Problem we are trying to solve:
Most existing AI based systems do a post-facto analysis of a problem, that is, they take action after the problem or outage has already happened. The remaining ones have some predictive capabilities, but they lack in mainly two ways. First, the number of alerts generated are pretty large and so the real ones are inundated by a flood of false alerts. Second, these outliers are often not interpretable which makes it difficult to take any preventive action based on them.

What HEAL does:
HEAL has a proactive approach which means it tries to prevent a problem from happening rather than reacting after the problem has happened. With the help of state-of-the-art ML models, HEAL is able to accurately predict a problem much before it actually happens and provide useful insights like probable root cause, similarity to past incidents and the impact radius.

Our prediction system comprises of both multivariate and univariate time series forecasting models which are able to capture complex relationships and trends within the metric data. With the help of these models the system can predict outliers at a very early stage. Once outliers are predicted our causal inferencing system uses a complex correlation mechanism using logs and topology to chain them into related events. This chain or sequence is then tallied or matched with known problems or incidents and an early warning is generated.

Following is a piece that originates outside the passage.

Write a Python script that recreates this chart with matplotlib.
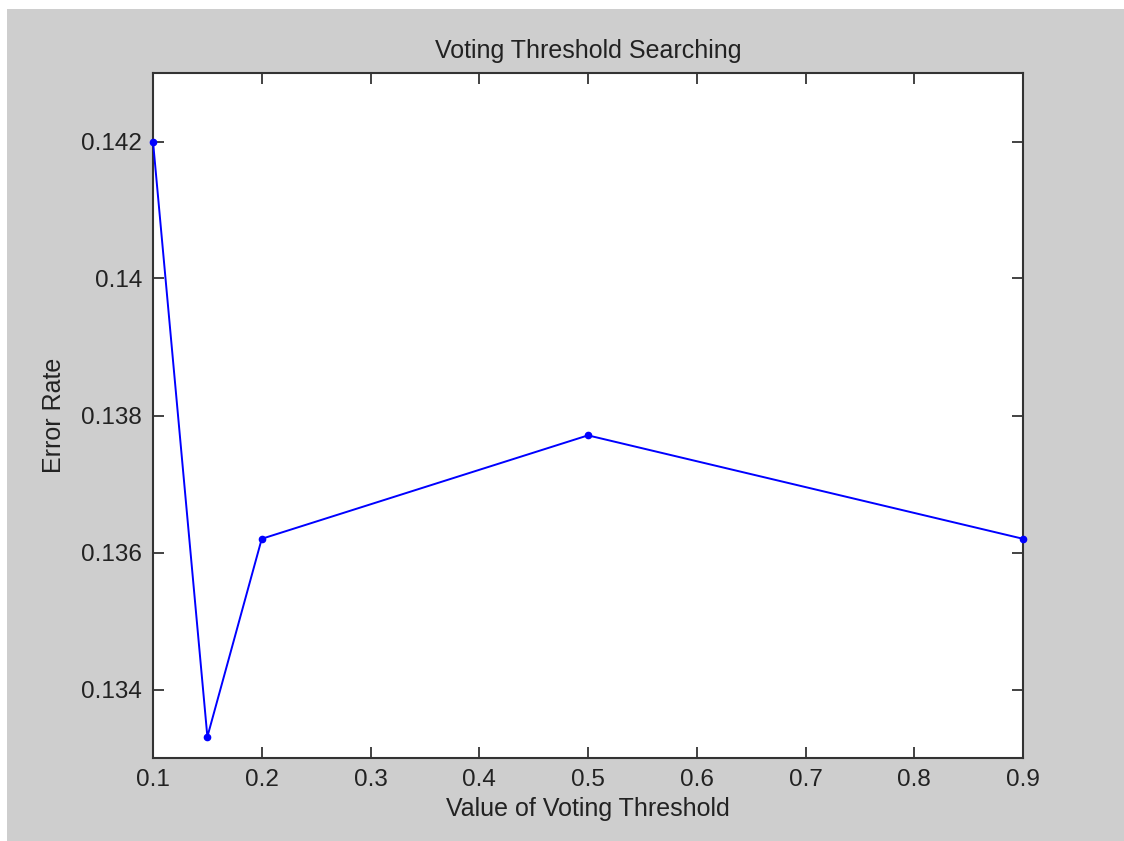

Additionally, HEAL has a continuous feedback mechanism which can learn from past misses (when an alert was missed) by incorporating information from incident data, reducing the number of recurring problems. This ensures that the recall or coverage of the system consistently improves over time, and we see lesser and lesser outages due to false negatives.

The use of both multivariate and univariate analysis provides the right amount of coverage and interpretability to the early warning system.

Adaptive Learning Based Alerting System

Problem we are trying to solve:
Existing tools and technologies need considerable amount of training data to provide meaningful AI insights. Since time series data may have seasonality and long-term trends weeks of data may be needed to train DL models. Additionally, these tools may need manual intervention from time to time to set the right thresholds.

What HEAL does:
We use a combination of ML techniques to train model weights on historical datasets and then reuse the trained weights directly for the target dataset. This enables us to run inferencing on the target dataset the moment data is ingested without explicitly training on the data and without any manual intervention. To select the correct model, we use NLP based techniques, to map the target metric to a similar metric we have seen in the past, based on input features like business vertical, metric name and description. We adopt an adaptive learning approach which uses self-supervised learning to fine tune the model weights over time as more and more data gets ingested. This ensures that the model prediction improves steadily. The time for the system to stabilize is also much shorter as we need to train only a few parameters in contrast to models which need to be fully trained.

Workload Behavior Correlation

Problem we are trying to solve:
ML insights rely on historical data and static thresholds, disproportionate workload not factored in. Also, most ML based systems perform poorly in extrapolating data and as such the forecasts are not useful.

What HEAL does:
Workload-behavior correlation is at the heart of our AI based insights for capacity planning and forecasting. The primary insight is that the behavior KPIs are dependent on the transaction or workload volumes. Our ensemble ML models are able to learn the complex non-linear relationships between workload signature and behavior metrics in addition to standard time series features like non-stationarity, seasonality and long-term trends. This results in more accurate prediction and forecasting.

Another key differentiator of HEAL is the ability to do better extrapolation. Most ML models are good at interpolation, but they do not perform so well when the test data lie in a different range compared to the training data. By designing ML models which have good extrapolation capabilities we ensure that our models can provide better insights on future chokepoints and provisioning requirements assuming hypothetical increases in workload.

Faster and More Accurate Causation and Forensics

Problem we are trying to solve:
One of the main problems with traditional AI based systems is that either alerts are not interpretable and so proper RCA cannot be done; or the alerts are interpretable, but the RCA does not consider full stack information, so the forensic analysis is not complete.

What HEAL does:
We use causal inference techniques to model one-way and two-way relationships between metric variables. These models are tuned using a feedback loop to take into account feedback from users and incident data and/or to dynamically adapt to changing environments. However, low-level SLA metrics are often not sufficient to obtain full stack observability and so the root cause analysis is partial. This is because there is some information that may be available in the log world which is invisible in the metric data and vice versa. As such we use advanced techniques to correlate useful log information with the metric data and topology (both vertical and horizontal) and additionally use our knowledge of workload-behavior characteristics to determine the root cause and use that for forensic analysis.